Omit all pictures, then retype the data exactly as given.

(SOURCE EXCERPT):
------------------------------------------------

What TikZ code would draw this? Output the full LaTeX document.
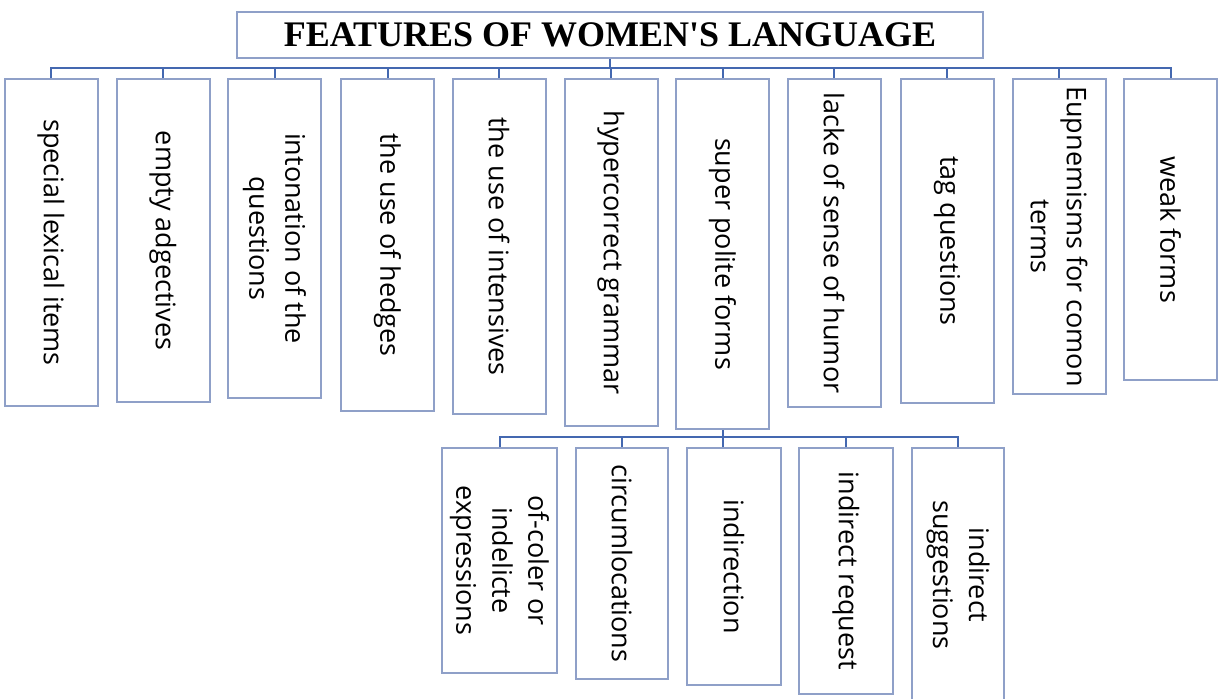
\documentclass[tikz,border=0pt]{standalone}
\usepackage{fontspec}
\setmainfont{Open Sans}
\newfontfamily\titleserif{Liberation Serif}
\definecolor{boxline}{RGB}{143,160,200}
\definecolor{linkblue}{RGB}{68,104,176}

\begin{document}
\begin{tikzpicture}[x=0.5pt, y=-0.5pt, feature/.style={draw=boxline, line width=1pt, rotate=-90, anchor=west, inner sep=2pt, align=center, font=\fontsize{13.5}{18}\selectfont}, link/.style={draw=linkblue, line width=1pt}]

\useasboundingbox (0,0) rectangle (1225,698);

\def\colw{46.5pt}

  % Title
  \node (title) [draw=boxline, line width=1pt, minimum width=373pt, minimum height=23pt, font=\titleserif\bfseries\fontsize{18}{20}\selectfont] at (610,35) {FEATURES OF WOMEN'S LANGUAGE};

  % First row
  \node (lexical) [feature, minimum width=163.5pt, minimum height=\colw] at (51,78) {special lexical items};
  \node (empty) [feature, minimum width=161.5pt, minimum height=\colw] at (163,78) {empty adgectives};
  \node (intonation) [feature, minimum width=159.5pt, minimum height=\colw] at (274.5,78) {intonation of the\\questions};
  \node (hedges) [feature, minimum width=166pt, minimum height=\colw] at (387.5,78) {the use of hedges};
  \node (intensives) [feature, minimum width=167.5pt, minimum height=\colw] at (499,78) {the use of intensives};
  \node (hypercorrect) [feature, minimum width=173.5pt, minimum height=\colw] at (611,78) {hypercorrect grammar};
  \node (polite) [feature, minimum width=175pt, minimum height=\colw] at (722.5,78) {super polite forms};
  \node (humor) [feature, minimum width=164pt, minimum height=\colw] at (834,78) {lacke of sense of humor};
  \node (tag) [feature, minimum width=162pt, minimum height=\colw] at (947,78) {tag questions};
  \node (euphemisms) [feature, minimum width=157.5pt, minimum height=\colw] at (1059,78) {Eupnemisms for comon\\terms};
  \node (weak) [feature, minimum width=150.5pt, minimum height=\colw] at (1170.5,78) {weak forms};

  % Lines to the first row
  \coordinate (bus) at (0,68);
  \draw[link] (title.south) -- (title.south |- bus);
  \draw[link] (lexical.west) -- (lexical.west |- bus) -- (weak.west |- bus) -- (weak.west);
  \draw[link] (empty.west) -- (empty.west |- bus);
  \draw[link] (intonation.west) -- (intonation.west |- bus);
  \draw[link] (hedges.west) -- (hedges.west |- bus);
  \draw[link] (intensives.west) -- (intensives.west |- bus);
  \draw[link] (hypercorrect.west) -- (hypercorrect.west |- bus);
  \draw[link] (polite.west) -- (polite.west |- bus);
  \draw[link] (humor.west) -- (humor.west |- bus);
  \draw[link] (tag.west) -- (tag.west |- bus);
  \draw[link] (euphemisms.west) -- (euphemisms.west |- bus);

  % Second row
  \node (offcolor) [feature, minimum width=112.5pt, minimum height=57.5pt] at (499.5,447) {of-coler or\\indelicte\\expressions};
  \node (circum) [feature, minimum width=115.5pt, minimum height=46pt] at (622,447) {circumlocations};
  \node (indirection) [feature, minimum width=118.5pt, minimum height=47pt] at (734,447) {indirection};
  \node (request) [feature, minimum width=123pt, minimum height=47pt] at (846,447) {indirect request};
  \node (suggestions) [feature, minimum width=127pt, minimum height=46pt] at (958,447) {indirect\\suggestions};

  \coordinate (subbus) at (0,437);
  \draw[link] (polite.east) -- (polite.east |- indirection.west);
  \draw[link] (offcolor.west) -- (offcolor.west |- subbus) -- (suggestions.west |- subbus) -- (suggestions.west);
  \draw[link] (circum.west) -- (circum.west |- subbus);
  \draw[link] (request.west) -- (request.west |- subbus);

\end{tikzpicture}
\end{document}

------------------------------------------------

(CORRECT ANSWER):
What TikZ code would draw this? Output the full LaTeX document.
\documentclass[tikz,border=0pt]{standalone}
\usepackage{fontspec}
\setmainfont{Open Sans}
\newfontfamily\titleserif{Liberation Serif}
\definecolor{boxline}{RGB}{143,160,200}
\definecolor{linkblue}{RGB}{68,104,176}

\begin{document}
\begin{tikzpicture}[x=0.5pt, y=-0.5pt, feature/.style={draw=boxline, line width=1pt, rotate=-90, anchor=west, inner sep=2pt, align=center, font=\fontsize{13.5}{18}\selectfont}, link/.style={draw=linkblue, line width=1pt}]

\useasboundingbox (0,0) rectangle (1225,698);

\def\colw{46.5pt}

  % Title
  \node (title) [draw=boxline, line width=1pt, minimum width=373pt, minimum height=23pt, font=\titleserif\bfseries\fontsize{18}{20}\selectfont] at (610,35) {FEATURES OF WOMEN'S LANGUAGE};

  % First row
  \node (lexical) [feature, minimum width=163.5pt, minimum height=\colw] at (51,78) {special lexical items};
  \node (empty) [feature, minimum width=161.5pt, minimum height=\colw] at (163,78) {empty adgectives};
  \node (intonation) [feature, minimum width=159.5pt, minimum height=\colw] at (274.5,78) {intonation of the\\questions};
  \node (hedges) [feature, minimum width=166pt, minimum height=\colw] at (387.5,78) {the use of hedges};
  \node (intensives) [feature, minimum width=167.5pt, minimum height=\colw] at (499,78) {the use of intensives};
  \node (hypercorrect) [feature, minimum width=173.5pt, minimum height=\colw] at (611,78) {hypercorrect grammar};
  \node (polite) [feature, minimum width=175pt, minimum height=\colw] at (722.5,78) {super polite forms};
  \node (humor) [feature, minimum width=164pt, minimum height=\colw] at (834,78) {lacke of sense of humor};
  \node (tag) [feature, minimum width=162pt, minimum height=\colw] at (947,78) {tag questions};
  \node (euphemisms) [feature, minimum width=157.5pt, minimum height=\colw] at (1059,78) {Eupnemisms for comon\\terms};
  \node (weak) [feature, minimum width=150.5pt, minimum height=\colw] at (1170.5,78) {weak forms};

  % Lines to the first row
  \coordinate (bus) at (0,68);
  \draw[link] (title.south) -- (title.south |- bus);
  \draw[link] (lexical.west) -- (lexical.west |- bus) -- (weak.west |- bus) -- (weak.west);
  \draw[link] (empty.west) -- (empty.west |- bus);
  \draw[link] (intonation.west) -- (intonation.west |- bus);
  \draw[link] (hedges.west) -- (hedges.west |- bus);
  \draw[link] (intensives.west) -- (intensives.west |- bus);
  \draw[link] (hypercorrect.west) -- (hypercorrect.west |- bus);
  \draw[link] (polite.west) -- (polite.west |- bus);
  \draw[link] (humor.west) -- (humor.west |- bus);
  \draw[link] (tag.west) -- (tag.west |- bus);
  \draw[link] (euphemisms.west) -- (euphemisms.west |- bus);

  % Second row
  \node (offcolor) [feature, minimum width=112.5pt, minimum height=57.5pt] at (499.5,447) {of-coler or\\indelicte\\expressions};
  \node (circum) [feature, minimum width=115.5pt, minimum height=46pt] at (622,447) {circumlocations};
  \node (indirection) [feature, minimum width=118.5pt, minimum height=47pt] at (734,447) {indirection};
  \node (request) [feature, minimum width=123pt, minimum height=47pt] at (846,447) {indirect request};
  \node (suggestions) [feature, minimum width=127pt, minimum height=46pt] at (958,447) {indirect\\suggestions};

  \coordinate (subbus) at (0,437);
  \draw[link] (polite.east) -- (polite.east |- indirection.west);
  \draw[link] (offcolor.west) -- (offcolor.west |- subbus) -- (suggestions.west |- subbus) -- (suggestions.west);
  \draw[link] (circum.west) -- (circum.west |- subbus);
  \draw[link] (request.west) -- (request.west |- subbus);

\end{tikzpicture}
\end{document}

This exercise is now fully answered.